(WHAT IS BEING ASKED)
Stop after the line containing "const cidPaleInt = [1.0, 0.6, 0.45, 0.4];": print each line exactly from the first line of the listing up to that point.
[start of SOURCE EXCERPT]
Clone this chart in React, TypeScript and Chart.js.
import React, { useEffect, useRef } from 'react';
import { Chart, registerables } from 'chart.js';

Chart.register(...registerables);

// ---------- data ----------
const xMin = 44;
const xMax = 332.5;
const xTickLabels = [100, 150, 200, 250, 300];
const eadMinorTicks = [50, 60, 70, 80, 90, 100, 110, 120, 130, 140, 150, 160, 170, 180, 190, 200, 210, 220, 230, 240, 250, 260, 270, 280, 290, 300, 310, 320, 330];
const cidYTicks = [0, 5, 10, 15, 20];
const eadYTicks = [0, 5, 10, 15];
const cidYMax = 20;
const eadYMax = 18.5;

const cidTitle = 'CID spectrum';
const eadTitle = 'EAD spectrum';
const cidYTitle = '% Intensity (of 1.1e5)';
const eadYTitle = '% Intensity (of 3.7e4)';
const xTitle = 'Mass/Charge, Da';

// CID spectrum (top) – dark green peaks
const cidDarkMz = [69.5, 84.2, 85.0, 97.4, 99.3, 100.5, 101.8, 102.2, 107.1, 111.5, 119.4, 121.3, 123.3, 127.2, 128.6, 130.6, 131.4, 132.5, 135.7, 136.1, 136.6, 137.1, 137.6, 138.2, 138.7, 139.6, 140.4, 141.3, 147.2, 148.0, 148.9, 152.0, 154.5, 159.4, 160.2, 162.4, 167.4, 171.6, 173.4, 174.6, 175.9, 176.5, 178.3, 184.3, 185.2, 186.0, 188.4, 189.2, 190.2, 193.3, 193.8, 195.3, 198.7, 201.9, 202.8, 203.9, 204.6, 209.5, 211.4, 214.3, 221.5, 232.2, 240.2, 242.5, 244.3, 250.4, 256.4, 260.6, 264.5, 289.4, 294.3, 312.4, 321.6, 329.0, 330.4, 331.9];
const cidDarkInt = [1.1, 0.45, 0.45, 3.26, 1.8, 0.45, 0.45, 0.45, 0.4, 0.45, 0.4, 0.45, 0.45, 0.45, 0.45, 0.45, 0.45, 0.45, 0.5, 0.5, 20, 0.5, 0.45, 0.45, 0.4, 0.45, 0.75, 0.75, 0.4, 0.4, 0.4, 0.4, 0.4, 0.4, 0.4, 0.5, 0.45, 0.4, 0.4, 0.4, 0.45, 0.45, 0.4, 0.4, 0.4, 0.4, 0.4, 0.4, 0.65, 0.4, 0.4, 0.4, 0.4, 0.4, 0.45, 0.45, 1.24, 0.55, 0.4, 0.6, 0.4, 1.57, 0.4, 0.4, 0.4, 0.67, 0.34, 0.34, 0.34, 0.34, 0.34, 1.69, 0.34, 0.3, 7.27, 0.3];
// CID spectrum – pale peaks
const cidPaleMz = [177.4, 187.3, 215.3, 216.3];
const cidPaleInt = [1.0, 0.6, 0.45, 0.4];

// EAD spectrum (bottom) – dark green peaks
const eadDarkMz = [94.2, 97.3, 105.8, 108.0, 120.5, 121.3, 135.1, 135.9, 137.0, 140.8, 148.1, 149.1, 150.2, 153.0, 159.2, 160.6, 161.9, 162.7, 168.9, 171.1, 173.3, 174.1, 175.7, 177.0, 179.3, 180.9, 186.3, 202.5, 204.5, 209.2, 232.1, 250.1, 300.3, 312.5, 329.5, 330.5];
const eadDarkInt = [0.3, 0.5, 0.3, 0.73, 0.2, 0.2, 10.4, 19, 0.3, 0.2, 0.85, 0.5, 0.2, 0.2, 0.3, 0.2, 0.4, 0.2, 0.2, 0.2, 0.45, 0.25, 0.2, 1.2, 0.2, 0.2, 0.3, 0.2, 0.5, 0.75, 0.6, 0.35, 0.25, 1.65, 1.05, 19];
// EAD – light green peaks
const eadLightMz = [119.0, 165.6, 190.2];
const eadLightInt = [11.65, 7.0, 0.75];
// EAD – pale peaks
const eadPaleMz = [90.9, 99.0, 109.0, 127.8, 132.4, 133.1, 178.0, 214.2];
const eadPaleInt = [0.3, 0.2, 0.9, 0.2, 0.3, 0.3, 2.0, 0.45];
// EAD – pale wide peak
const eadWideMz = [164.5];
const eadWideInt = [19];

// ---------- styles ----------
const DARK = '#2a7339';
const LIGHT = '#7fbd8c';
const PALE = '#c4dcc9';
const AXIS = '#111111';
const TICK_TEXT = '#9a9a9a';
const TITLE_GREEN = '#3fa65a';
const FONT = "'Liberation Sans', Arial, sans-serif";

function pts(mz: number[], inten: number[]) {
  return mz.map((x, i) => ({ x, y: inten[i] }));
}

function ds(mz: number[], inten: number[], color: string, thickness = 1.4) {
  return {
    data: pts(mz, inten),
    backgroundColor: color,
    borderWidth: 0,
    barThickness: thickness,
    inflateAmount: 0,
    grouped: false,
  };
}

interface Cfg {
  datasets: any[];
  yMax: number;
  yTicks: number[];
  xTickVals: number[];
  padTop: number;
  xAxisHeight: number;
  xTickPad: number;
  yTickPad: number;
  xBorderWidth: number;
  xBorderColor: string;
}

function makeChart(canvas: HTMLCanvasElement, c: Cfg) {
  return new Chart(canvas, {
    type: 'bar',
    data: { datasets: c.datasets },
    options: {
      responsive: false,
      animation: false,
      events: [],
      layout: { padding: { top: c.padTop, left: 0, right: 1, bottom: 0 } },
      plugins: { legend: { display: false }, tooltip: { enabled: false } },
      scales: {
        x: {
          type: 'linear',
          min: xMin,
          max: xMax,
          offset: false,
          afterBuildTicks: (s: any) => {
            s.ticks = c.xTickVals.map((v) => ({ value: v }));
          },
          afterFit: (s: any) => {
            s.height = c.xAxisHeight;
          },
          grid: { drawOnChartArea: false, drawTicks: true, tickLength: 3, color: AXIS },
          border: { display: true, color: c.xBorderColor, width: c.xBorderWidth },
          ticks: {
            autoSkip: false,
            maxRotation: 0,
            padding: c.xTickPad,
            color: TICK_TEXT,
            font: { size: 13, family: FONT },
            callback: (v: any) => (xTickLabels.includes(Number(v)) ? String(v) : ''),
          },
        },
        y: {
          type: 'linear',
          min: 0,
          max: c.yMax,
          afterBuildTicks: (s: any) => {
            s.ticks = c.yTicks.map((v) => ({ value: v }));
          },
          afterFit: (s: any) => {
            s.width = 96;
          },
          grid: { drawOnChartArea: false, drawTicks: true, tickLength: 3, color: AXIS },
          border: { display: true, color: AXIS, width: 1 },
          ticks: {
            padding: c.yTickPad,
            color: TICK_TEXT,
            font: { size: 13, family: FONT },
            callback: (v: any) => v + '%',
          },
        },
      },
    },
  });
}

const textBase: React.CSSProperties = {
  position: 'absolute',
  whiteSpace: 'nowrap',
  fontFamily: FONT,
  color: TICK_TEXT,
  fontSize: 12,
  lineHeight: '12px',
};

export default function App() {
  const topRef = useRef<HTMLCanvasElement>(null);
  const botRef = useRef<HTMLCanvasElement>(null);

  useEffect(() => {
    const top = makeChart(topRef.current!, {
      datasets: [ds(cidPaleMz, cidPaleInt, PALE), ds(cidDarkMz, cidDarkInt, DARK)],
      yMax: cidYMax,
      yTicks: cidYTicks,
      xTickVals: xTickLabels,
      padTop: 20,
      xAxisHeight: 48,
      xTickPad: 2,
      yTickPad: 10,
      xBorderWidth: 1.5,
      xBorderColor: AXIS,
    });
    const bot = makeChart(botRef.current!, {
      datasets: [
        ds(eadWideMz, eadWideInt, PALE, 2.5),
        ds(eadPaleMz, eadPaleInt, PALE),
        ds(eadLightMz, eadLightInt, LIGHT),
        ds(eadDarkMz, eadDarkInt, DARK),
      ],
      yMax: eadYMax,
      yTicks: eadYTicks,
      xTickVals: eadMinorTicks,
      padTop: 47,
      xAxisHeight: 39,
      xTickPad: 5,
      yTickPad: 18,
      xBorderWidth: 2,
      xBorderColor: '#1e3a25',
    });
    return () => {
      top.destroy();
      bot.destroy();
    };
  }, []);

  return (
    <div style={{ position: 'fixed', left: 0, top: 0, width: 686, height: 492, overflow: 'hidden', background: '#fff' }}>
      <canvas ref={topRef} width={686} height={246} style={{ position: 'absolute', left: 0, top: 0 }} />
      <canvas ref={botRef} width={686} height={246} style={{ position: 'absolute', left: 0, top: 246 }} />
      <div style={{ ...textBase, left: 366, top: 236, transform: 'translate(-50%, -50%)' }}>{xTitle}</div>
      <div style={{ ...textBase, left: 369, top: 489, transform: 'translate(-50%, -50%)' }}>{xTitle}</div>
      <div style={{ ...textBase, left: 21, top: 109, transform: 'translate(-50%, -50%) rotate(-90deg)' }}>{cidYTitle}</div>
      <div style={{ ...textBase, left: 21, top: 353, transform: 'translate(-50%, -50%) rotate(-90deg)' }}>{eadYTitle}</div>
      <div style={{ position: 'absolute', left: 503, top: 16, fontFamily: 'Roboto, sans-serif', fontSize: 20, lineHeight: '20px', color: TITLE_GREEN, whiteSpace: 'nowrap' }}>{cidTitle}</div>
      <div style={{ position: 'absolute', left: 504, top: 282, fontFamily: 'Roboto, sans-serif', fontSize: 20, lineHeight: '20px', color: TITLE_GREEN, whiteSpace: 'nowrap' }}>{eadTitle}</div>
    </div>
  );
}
[end of SOURCE EXCERPT]
(CORRECT ANSWER)
Clone this chart in React, TypeScript and Chart.js.
import React, { useEffect, useRef } from 'react';
import { Chart, registerables } from 'chart.js';

Chart.register(...registerables);

// ---------- data ----------
const xMin = 44;
const xMax = 332.5;
const xTickLabels = [100, 150, 200, 250, 300];
const eadMinorTicks = [50, 60, 70, 80, 90, 100, 110, 120, 130, 140, 150, 160, 170, 180, 190, 200, 210, 220, 230, 240, 250, 260, 270, 280, 290, 300, 310, 320, 330];
const cidYTicks = [0, 5, 10, 15, 20];
const eadYTicks = [0, 5, 10, 15];
const cidYMax = 20;
const eadYMax = 18.5;

const cidTitle = 'CID spectrum';
const eadTitle = 'EAD spectrum';
const cidYTitle = '% Intensity (of 1.1e5)';
const eadYTitle = '% Intensity (of 3.7e4)';
const xTitle = 'Mass/Charge, Da';

// CID spectrum (top) – dark green peaks
const cidDarkMz = [69.5, 84.2, 85.0, 97.4, 99.3, 100.5, 101.8, 102.2, 107.1, 111.5, 119.4, 121.3, 123.3, 127.2, 128.6, 130.6, 131.4, 132.5, 135.7, 136.1, 136.6, 137.1, 137.6, 138.2, 138.7, 139.6, 140.4, 141.3, 147.2, 148.0, 148.9, 152.0, 154.5, 159.4, 160.2, 162.4, 167.4, 171.6, 173.4, 174.6, 175.9, 176.5, 178.3, 184.3, 185.2, 186.0, 188.4, 189.2, 190.2, 193.3, 193.8, 195.3, 198.7, 201.9, 202.8, 203.9, 204.6, 209.5, 211.4, 214.3, 221.5, 232.2, 240.2, 242.5, 244.3, 250.4, 256.4, 260.6, 264.5, 289.4, 294.3, 312.4, 321.6, 329.0, 330.4, 331.9];
const cidDarkInt = [1.1, 0.45, 0.45, 3.26, 1.8, 0.45, 0.45, 0.45, 0.4, 0.45, 0.4, 0.45, 0.45, 0.45, 0.45, 0.45, 0.45, 0.45, 0.5, 0.5, 20, 0.5, 0.45, 0.45, 0.4, 0.45, 0.75, 0.75, 0.4, 0.4, 0.4, 0.4, 0.4, 0.4, 0.4, 0.5, 0.45, 0.4, 0.4, 0.4, 0.45, 0.45, 0.4, 0.4, 0.4, 0.4, 0.4, 0.4, 0.65, 0.4, 0.4, 0.4, 0.4, 0.4, 0.45, 0.45, 1.24, 0.55, 0.4, 0.6, 0.4, 1.57, 0.4, 0.4, 0.4, 0.67, 0.34, 0.34, 0.34, 0.34, 0.34, 1.69, 0.34, 0.3, 7.27, 0.3];
// CID spectrum – pale peaks
const cidPaleMz = [177.4, 187.3, 215.3, 216.3];
const cidPaleInt = [1.0, 0.6, 0.45, 0.4];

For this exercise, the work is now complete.